It’s the final week of my spotlight on good foreign films for newbies. And I’ve saved a powerful film for my final selection. It’s Vittorio De Sica’s heartbreaking 1952 masterpiece Umberto D. The tale of an elderly man and his dog struggling to make it on the man’s government pension has more depth than you would expect. It only runs 1 hour and 29 minutes. But it remains one of the most moving films I have ever seen.
As the film opens, police are dispersing a street demonstration of elderly men who are demanding a raise in their pensions. Among them is Umberto Ferrari (Carlo Battisti). When Umberto returns to his rented room, he learns his landlady has rented his room out. She threatens him with eviction if he cannot come up with his overdue rent by the end of the month. He sells a few of his possessions, but comes up with only a small amount of what he owes. The landlady will not accept a partial payment.
Umberto does garner sympathy from maid Maria (Maria Pia Casilio). Unfortunately Maria has troubles of her own. She’s pregnant and doesn’t know who the father is.
Umberto then becomes ill with tonsilitis. He stays in the hospital for a few days. When he is discharged, he comes to his room to find it with a gaping hole in the wall and workmen renovating the whole place. As if losing his living space isn’t bad enough, his dog Flike has gone missing. The maid was looking after Flike. But a door was left open and he got loose.

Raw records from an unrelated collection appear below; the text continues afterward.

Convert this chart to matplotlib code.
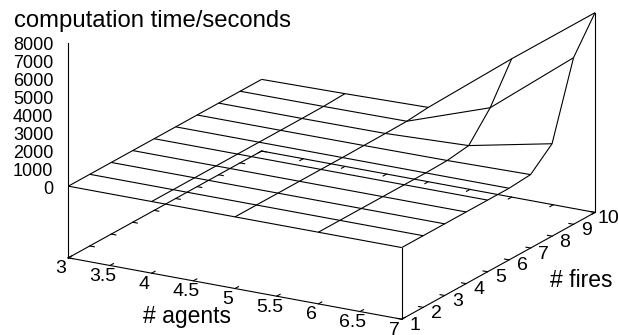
import numpy as np
import matplotlib
matplotlib.use("Agg")
import matplotlib.pyplot as plt
from matplotlib.transforms import offset_copy
from mpl_toolkits.mplot3d import proj3d

plt.rcParams['font.family'] = ['Liberation Sans', 'DejaVu Sans']

# data
agents = [3, 4, 5, 6, 7]
fires = [1, 2, 3, 4, 5, 6, 7, 8, 9, 10]
# computation time/seconds, one row per number of fires, one column per number of agents
times = [
    [0, 0, 0, 0, 0],
    [0, 0, 0, 0, 0],
    [0, 0, 0, 0, 0],
    [0, 0, 0, 0, 0],
    [0, 0, 0, 0, 0],
    [0, 0, 0, 0, 0],
    [0, 0, 10, 30, 100],
    [0, 0, 20, 200, 1160],
    [0, 10, 40, 1650, 5300],
    [0, 60, 150, 3720, 7150],
]

x_ticks = [3, 3.5, 4, 4.5, 5, 5.5, 6, 6.5, 7]
y_ticks = fires
z_ticks = [0, 1000, 2000, 3000, 4000, 5000, 6000, 7000, 8000]

xmin, xmax = 3, 7
ymin, ymax = 1, 10
zmin, zmax = 0, 8000
zbase = zmin - 0.5 * (zmax - zmin)   # gnuplot ticslevel 0.5

fig = plt.figure(figsize=(6.19, 3.35), dpi=100)
W = 573.6
ax = fig.add_axes([37.1 / 619, -87.2 / 335, W / 619, W / 335],
                  projection='3d', proj_type='ortho')
ax.view_init(elev=18.6, azim=-60)
ax.set_xlim(xmin, xmax)
ax.set_ylim(ymin, ymax)
ax.set_zlim(zbase, zmax)
ax.set_box_aspect((385, 386.6, 226.8))
ax.set_axis_off()

lw = 0.8
k = 'black'

# surface
X, Y = np.meshgrid(agents, fires)
Z = np.array(times, dtype=float)
ax.plot_wireframe(X, Y, Z, rstride=1, cstride=1, color=k, linewidth=lw)

# base box
ax.plot([xmin, xmax, xmax, xmin, xmin], [ymin, ymin, ymax, ymax, ymin],
        [zbase] * 5, color=k, lw=lw)
# z axis and corner legs
ax.plot([xmin, xmin], [ymin, ymin], [zbase, zmax], color=k, lw=lw)
ax.plot([xmax, xmax], [ymin, ymin], [zbase, Z[0, -1]], color=k, lw=lw)
ax.plot([xmax, xmax], [ymax, ymax], [zbase, Z[-1, -1]], color=k, lw=lw)

# tick marks (with mirror on the back edges)
tx = 0.16 * (ymax - ymin) / 9
ty = 0.055 * (xmax - xmin) / 4
for xv in x_ticks:
    ax.plot([xv, xv], [ymin, ymin + tx], [zbase, zbase], color=k, lw=lw)
    ax.plot([xv, xv], [ymax, ymax - tx], [zbase, zbase], color=k, lw=lw)
for yv in y_ticks:
    ax.plot([xmax, xmax - ty], [yv, yv], [zbase, zbase], color=k, lw=lw)
    ax.plot([xmin, xmin + ty], [yv, yv], [zbase, zbase], color=k, lw=lw)

# tick labels: project the 3d tick position, then offset in pixels
M = ax.get_proj()

def label(xv, yv, zv, s, dx, dy, ha, size):
    px, py, _ = proj3d.proj_transform(xv, yv, zv, M)
    tr = offset_copy(ax.transData, fig=fig, x=dx, y=dy, units='dots')
    fig.text(px, py, s, transform=tr, ha=ha, va='baseline', fontsize=size)

for xv in x_ticks:
    label(xv, ymin, zbase, '%g' % xv, -7.3, -15.6, 'center', 14)
for yv in y_ticks:
    label(xmax, yv, zbase, '%g' % yv, 13, -10.5, 'center', 14)
for zv in z_ticks:
    label(xmin, ymin, zv, '%g' % zv, -15, -7.5, 'right', 13)

fig.text(14.3 / 619, 1 - 26.7 / 335, 'computation time/seconds',
         ha='left', va='baseline', fontsize=17.2)
fig.text(186.7 / 619, 1 - 323.5 / 335, '# agents',
         ha='center', va='baseline', fontsize=16.5)
fig.text(581 / 619, 1 - 287.3 / 335, '# fires',
         ha='center', va='baseline', fontsize=16.5)

fig.savefig('out.png', dpi=100)
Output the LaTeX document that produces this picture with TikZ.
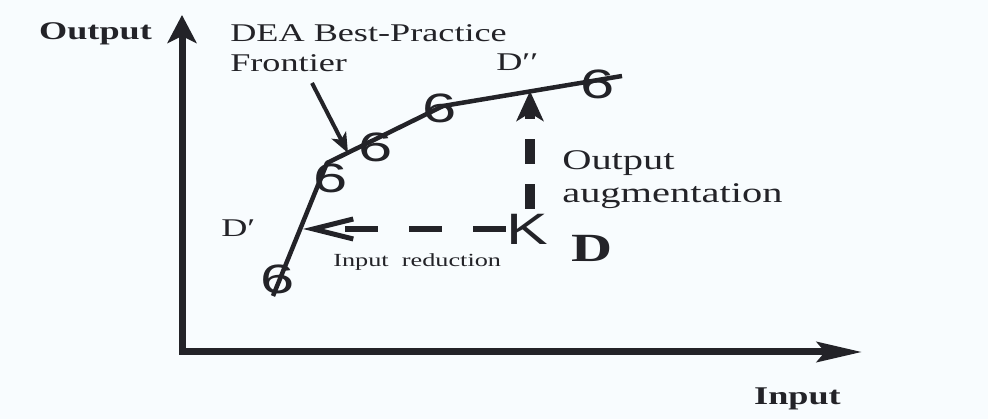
\documentclass[tikz,border=0pt]{standalone}
\usepackage{fontspec}
\setmainfont{Liberation Serif}
\newfontfamily\markfont{Liberation Sans}
\usetikzlibrary{arrows.meta}
\definecolor{bgc}{RGB}{248,252,254}
\definecolor{ink}{RGB}{35,35,40}
\begin{document}
\begin{tikzpicture}[x=1pt,y=-1pt,
  lbl/.style={inner sep=0pt, text=ink, xscale=1.42},
  marksix/.style={inner sep=0pt, text=ink, font=\markfont\fontsize{41}{41}\selectfont, xscale=1.5},
  markk/.style={inner sep=0pt, text=ink, font=\markfont\fontsize{44}{44}\selectfont, xscale=1.42},
  axis/.style={draw=ink, line width=7pt, line join=miter,
    arrows={Stealth[length=28pt,width=29pt,inset=7pt]-Stealth[length=45pt,width=20pt,inset=8pt]}},
  frontier/.style={draw=ink, line width=4.5pt, line join=round},
  pointer/.style={draw=ink, line width=4pt, -{Stealth[length=20pt,width=16pt,inset=5pt]}},
  hdash/.style={draw=ink, line width=6.5pt,
    dash pattern=on 33pt off 31pt on 33pt off 31pt on 33pt off 80pt,
    -{Straight Barb[length=40pt,width=20pt,line width=5pt]}},
  vdash/.style={draw=ink, line width=10pt, dash pattern=on 25pt off 20pt, dash phase=25pt,
    -{Stealth[length=30pt,width=27pt,inset=8pt]}}
]
\fill[bgc] (0,0) rectangle (988,419);
\useasboundingbox (0,0) rectangle (988,419);

% axes
\coordinate (ytip) at (182,15);
\coordinate (O) at (182,352);
\coordinate (xtip) at (862,352);
\draw[axis] (ytip) -- (O) -- (xtip);

\node[lbl, anchor=base, font=\fontsize{25.5}{30}\selectfont\bfseries] (ylab) at (95.5,40) {Output};
\node[lbl, anchor=base, font=\fontsize{25.5}{30}\selectfont\bfseries] (xlab) at (797.5,405) {Input};

% frontier
\coordinate (F0) at (273,296);
\coordinate (F1) at (327,163);
\coordinate (F2) at (443,106);
\coordinate (F3) at (622,76);
\draw[frontier] (F0) -- (F1) -- (F2) -- (F3);

\node[marksix] (m1) at (278,279) {6};
\node[marksix] (m2) at (331,178) {6};
\node[marksix] (m3) at (376,147) {6};
\node[marksix] (m4) at (440,108) {6};
\node[marksix] (m5) at (598,84) {6};

% frontier label and pointer
\node[lbl, anchor=base west, align=left, font=\fontsize{25.5}{30}\selectfont] (flab) at (230,72) {DEA Best-Practice\\Frontier};
\coordinate (pa) at (312,83);
\coordinate (pb) at (348,153);
\draw[pointer] (pa) -- (pb);

% D and projections
\node[markk] (D) at (527,229) {K};
\coordinate (Dp) at (303,229);
\coordinate (Dpp) at (530,91);
\draw[hdash] (D.west) -- (Dp);
\draw[vdash] (530,229) -- (Dpp);

\node[lbl, anchor=base west, font=\fontsize{40}{40}\selectfont\bfseries] (Dlab) at (571,262) {D};
\node[lbl, anchor=base west, font=\fontsize{25.5}{30}\selectfont] (Dplab) at (221,237) {D′};
\node[lbl, anchor=base west, font=\fontsize{25.5}{30}\selectfont] (Dpplab) at (496,71) {D′′};
\node[lbl, anchor=base west, font=\fontsize{18.5}{22}\selectfont] (irlab) at (333,267) {Input~~reduction};
\node[lbl, anchor=base west, align=left, font=\fontsize{28.5}{33}\selectfont] (oalab) at (562,203) {Output\\augmentation};
\end{tikzpicture}
\end{document}
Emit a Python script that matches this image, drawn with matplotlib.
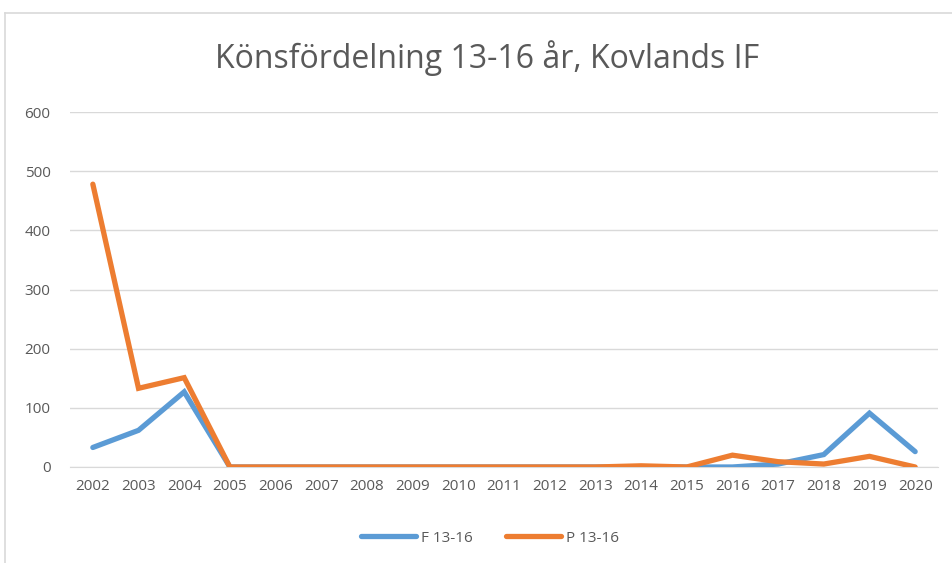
import matplotlib
matplotlib.use('Agg')
import matplotlib.pyplot as plt
from matplotlib.lines import Line2D

years = [str(y) for y in range(2002, 2021)]
f_values = [33, 62, 127, 0, 0, 0, 0, 0, 0, 0, 0, 0, 0, 0, 0, 5, 21, 91, 26]
p_values = [478, 133, 151, 0, 0, 0, 0, 0, 0, 0, 0, 0, 2, 0, 20, 9, 5, 18, 0]
y_ticks = [0, 100, 200, 300, 400, 500, 600]

plt.rcParams['font.family'] = ['Open Sans', 'DejaVu Sans']

fig = plt.figure(figsize=(9.52, 5.63), dpi=100)
ax = fig.add_axes([70 / 952, 1 - 467 / 563, 868 / 952, 355 / 563])

x = range(len(years))
ax.plot(x, f_values, color='#5B9BD5', lw=3.8, solid_capstyle='round', solid_joinstyle='miter', label='F 13-16', zorder=3)
ax.plot(x, p_values, color='#ED7D31', lw=3.8, solid_capstyle='round', solid_joinstyle='miter', label='P 13-16', zorder=4)

ax.set_xlim(-0.5, len(years) - 0.5)
ax.set_ylim(0, 600)
ax.set_yticks(y_ticks)
ax.set_xticks(list(x))
ax.set_xticklabels(years)
ax.yaxis.grid(True, color='#D9D9D9', lw=1)
ax.set_axisbelow(True)
for s in ['top', 'right', 'left']:
    ax.spines[s].set_visible(False)
ax.spines['bottom'].set_color('#D9D9D9')
ax.tick_params(length=0, labelsize=11, colors='#595959', pad=9)
ax.tick_params(axis='y', pad=14)

fig.text(487 / 952, 1 - 58 / 563, 'Könsfördelning 13-16 år, Kovlands IF',
         ha='center', va='center', fontsize=23, color='#595959')

fig.legend(loc='center', bbox_to_anchor=(490 / 952, 1 - 538 / 563), ncol=2,
           frameon=False, fontsize=11, labelcolor='#595959', handlelength=3.6,
           columnspacing=2.2, handletextpad=0.3)

# chart frame (partly cropped)
fig.add_artist(Line2D([5 / 952, 1], [1 - 13 / 563] * 2, color='#D9D9D9', lw=1.2))
fig.add_artist(Line2D([5 / 952] * 2, [0, 1 - 13 / 563], color='#D9D9D9', lw=1.2))

fig.savefig('out.png', dpi=100, facecolor='white')
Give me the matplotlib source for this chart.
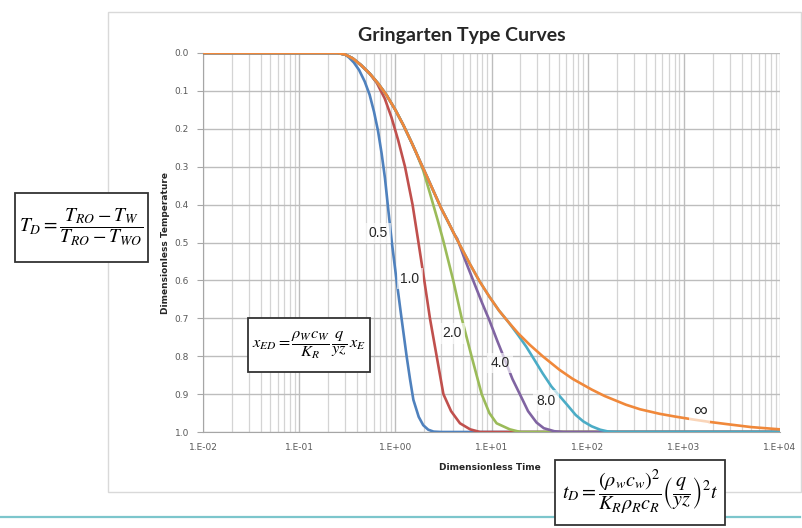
"""
Gringarten type curves: dimensionless temperature vs dimensionless time
for several x_ED values, with the defining equations as boxed text.
"""
import matplotlib
matplotlib.use("Agg")
import matplotlib.pyplot as plt
from matplotlib.patches import Rectangle
from matplotlib.lines import Line2D

# =========================================================
# DATA
# =========================================================
# x_ED = infinity envelope; the finite curves follow it until they break away
orange_t = [0.01, 0.25, 0.30, 0.36, 0.44, 0.54, 0.66, 0.81, 1.0, 1.21, 1.5, 1.8,
            2.15, 2.55, 3.0, 3.5, 4.1, 4.7, 6.0, 7.5, 9.5, 12, 15, 19, 25, 34,
            51, 70, 110, 150, 250, 350, 560, 800, 1250, 1800, 2760, 5000, 1e4]
orange_T = [0, 0, 0.004, 0.014, 0.032, 0.054, 0.08, 0.111, 0.15, 0.19, 0.24, 0.285,
            0.328, 0.37, 0.41, 0.443, 0.478, 0.507, 0.558, 0.602, 0.643, 0.68, 0.71,
            0.74, 0.77, 0.80, 0.836, 0.86, 0.888, 0.905, 0.928, 0.94, 0.952, 0.959,
            0.967, 0.973, 0.979, 0.987, 0.993]

# own part of each finite curve (after leaving the envelope)
blue_t = [0.33, 0.37, 0.42, 0.48, 0.54, 0.60, 0.66, 0.72, 0.78, 0.85, 0.92, 1.03,
          1.16, 1.31, 1.42, 1.54, 1.75, 1.95, 2.2, 2.5, 3.0, 1e4]
blue_T = [0.012, 0.025, 0.045, 0.075, 0.11, 0.155, 0.205, 0.265, 0.33, 0.42, 0.5, 0.6,
          0.7, 0.8, 0.86, 0.915, 0.96, 0.982, 0.994, 0.999, 1.0, 1.0]

red_t = [0.645, 0.776, 0.912, 1.07, 1.26, 1.51, 1.74, 2.0, 2.29, 2.69, 3.16, 3.8,
         4.7, 6.0, 7.6, 1e4]
red_T = [0.08, 0.12, 0.17, 0.23, 0.30, 0.40, 0.50, 0.60, 0.70, 0.80, 0.90, 0.945,
         0.977, 0.993, 1.0, 1.0]

green_t = [1.66, 1.95, 2.29, 2.75, 3.15, 4.0, 4.9, 6.2, 7.9, 9.5, 11.3, 15.5, 20, 1e4]
green_T = [0.265, 0.31, 0.37, 0.44, 0.495, 0.6, 0.7, 0.8, 0.9, 0.95, 0.977, 0.993, 1.0, 1.0]

purple_t = [4.4, 5.2, 6.0, 6.8, 8.0, 9.5, 11.5, 13.8, 16.5, 19.7, 24, 29.4, 35, 45, 56, 1e4]
purple_T = [0.49, 0.54, 0.58, 0.615, 0.66, 0.705, 0.76, 0.81, 0.86, 0.9, 0.945, 0.975,
            0.99, 0.998, 1.0, 1.0]

teal_t = [19, 23, 28, 34, 42, 51, 62, 75, 90, 110, 135, 165, 200, 1e4]
teal_T = [0.745, 0.775, 0.81, 0.845, 0.88, 0.905, 0.93, 0.955, 0.972, 0.985, 0.994,
          0.999, 1.0, 1.0]

curve_labels = ["0.5", "1.0", "2.0", "4.0", "8.0", "\u221e"]
label_t = [0.66, 1.42, 3.87, 12.2, 36.8, 1466]
label_T = [0.475, 0.596, 0.739, 0.818, 0.918, 0.945]
label_size = [10, 10, 10, 10, 10, 14]

x_ticks = [1e-2, 1e-1, 1e0, 1e1, 1e2, 1e3, 1e4]
x_ticklabels = ["1.E-02", "1.E-01", "1.E+00", "1.E+01", "1.E+02", "1.E+03", "1.E+04"]
y_ticks = [0.0, 0.1, 0.2, 0.3, 0.4, 0.5, 0.6, 0.7, 0.8, 0.9, 1.0]

COLORS = ["#4F81BD", "#C0504D", "#9BBB59", "#8064A2", "#4BACC6", "#F0883A"]


def with_envelope(t, T):
    """Prepend the envelope points that lie before the curve breaks away."""
    pre = [(a, b) for a, b in zip(orange_t, orange_T) if a < t[0]]
    return [p[0] for p in pre] + list(t), [p[1] for p in pre] + list(T)


# =========================================================
# PLOT
# =========================================================
plt.rcParams["mathtext.fontset"] = "stix"

W, H = 802, 528
fig = plt.figure(figsize=(W / 100, H / 100), dpi=100)

def fx(px):
    return px / W

def fy(py):
    return 1 - py / H

ax = fig.add_axes([fx(203), fy(432), fx(780) - fx(203), fy(53) - fy(432)])

series = [with_envelope(blue_t, blue_T), with_envelope(red_t, red_T),
          with_envelope(green_t, green_T), with_envelope(purple_t, purple_T),
          with_envelope(teal_t, teal_T), (orange_t, orange_T)]
for (t, T), c in zip(series, COLORS):
    ax.plot(t, T, color=c, linewidth=1.9, solid_joinstyle="round", zorder=3)

for lab, t, T, sz in zip(curve_labels, label_t, label_T, label_size):
    ax.text(t, T, lab, ha="center", va="center", fontsize=sz, color="#262626",
            family=["Liberation Sans", "DejaVu Sans"], zorder=4,
            bbox=dict(facecolor="white", alpha=0.65, edgecolor="none", pad=2.5))

ax.set_xscale("log")
ax.set_xlim(1e-2, 1e4)
ax.set_ylim(1.0, 0.0)
ax.set_xticks(x_ticks)
ax.set_xticklabels(x_ticklabels)
ax.set_yticks(y_ticks)
ax.set_yticklabels([f"{v:.1f}" for v in y_ticks])
ax.tick_params(axis="x", which="both", length=0, pad=8, labelsize=6.5, labelcolor="#595959")
ax.tick_params(axis="y", length=4, color="#a6a6a6", pad=6, labelsize=6.5, labelcolor="#595959")
ax.minorticks_on()
ax.tick_params(axis="y", which="minor", left=False)
ax.tick_params(axis="x", which="minor", bottom=False)
ax.grid(True, which="major", color="#bdbdbd", linewidth=1.0, zorder=0)
ax.grid(True, axis="x", which="minor", color="#d4d4d4", linewidth=0.9, zorder=0)
for s in ["top", "right"]:
    ax.spines[s].set_visible(False)
for s in ["left", "bottom"]:
    ax.spines[s].set_color("#a6a6a6")

fig.text(fx(462), fy(36), "Gringarten Type Curves", ha="center", va="center",
         fontsize=14, fontweight="bold", family="Lato", color="#262626")
fig.text(fx(490), fy(468), "Dimensionless Time", ha="center", va="center",
         fontsize=6.5, fontweight="bold", color="#262626")
fig.text(fx(166), fy(243), "Dimensionless Temperature", ha="center", va="center",
         rotation=90, fontsize=6.5, fontweight="bold", color="#262626")

# chart frame and slide separator line
fig.patches.append(Rectangle((fx(108), fy(492)), fx(801) - fx(108), fy(12) - fy(492),
                             transform=fig.transFigure, fill=False,
                             edgecolor="#d9d9d9", linewidth=1.0, zorder=0))
fig.lines.append(Line2D([0, fx(800)], [fy(517), fy(517)], transform=fig.transFigure,
                        color="#7cc6cc", linewidth=1.6, zorder=0))


# equation boxes: (left, top, right, bottom) in pixels, then the formula
def eq_box(x0, y0, x1, y1, tex, size):
    fig.patches.append(Rectangle((fx(x0), fy(y1)), fx(x1) - fx(x0), fy(y0) - fy(y1),
                                 transform=fig.transFigure, facecolor="white",
                                 edgecolor="#333333", linewidth=1.3, zorder=4))
    fig.text(fx((x0 + x1) / 2), fy((y0 + y1) / 2), tex, ha="center", va="center",
             fontsize=size, zorder=5)


eq_box(15, 193, 148, 262, r"$T_D=\dfrac{T_{RO}-T_W}{T_{RO}-T_{WO}}$", 14)
eq_box(248, 318, 370, 372, r"$x_{ED}=\dfrac{\rho_W c_W}{K_R}\,\dfrac{q}{yz}\,x_E$", 11.8)
eq_box(555, 460, 725, 525,
       r"$t_D=\dfrac{(\rho_w c_w)^2}{K_R\rho_R c_R}\left(\dfrac{q}{yz}\right)^2 t$", 14.5)

fig.savefig("out.png", dpi=100)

Umberto takes off for the city pound, and is relieved to find Flike. However, all is not well. Umberto pleas with a friend for a loan to no avail. Unable to bring himself to beg on the street, Umberto considers suicide. But he has to make sure Flike is taken care of first. He packs up his things and leaves the apartment. Umberto then tries to find a new home for Flike. None of them work out. Out of ideas, Umberto takes Flike for a walk on a railroad track. They nearly get hit by a speeding train, which briefly frightens Flike into hiding. But Umberto mends fences with Flike, and the film endless with the penniless Umberto in the park with Flike.
Umberto D is the type of movie you really see anymore. It’s a real slice of life. The story is basically how a man and a dog struggle to survive in poverty. The film doesn’t have fancy special effects, splashy sets, etc. It’s a devastating and moving character study. It addresses real issues of poverty and how we care for the elderly. But it never comes across as preachy.
Part of the film’s brilliance is its simplicity. It doesn’t reek of self-importance as lesser films do. Umberto D hits you right in the feels, especially at the very end when we really see how deep Umberto’s bond is with his dog. If the ending doesn’t move you, at least a little bit, you’re not human. This is the film to see for an introduction to Italian neo realism. It’s a small movie. But it has a big heart.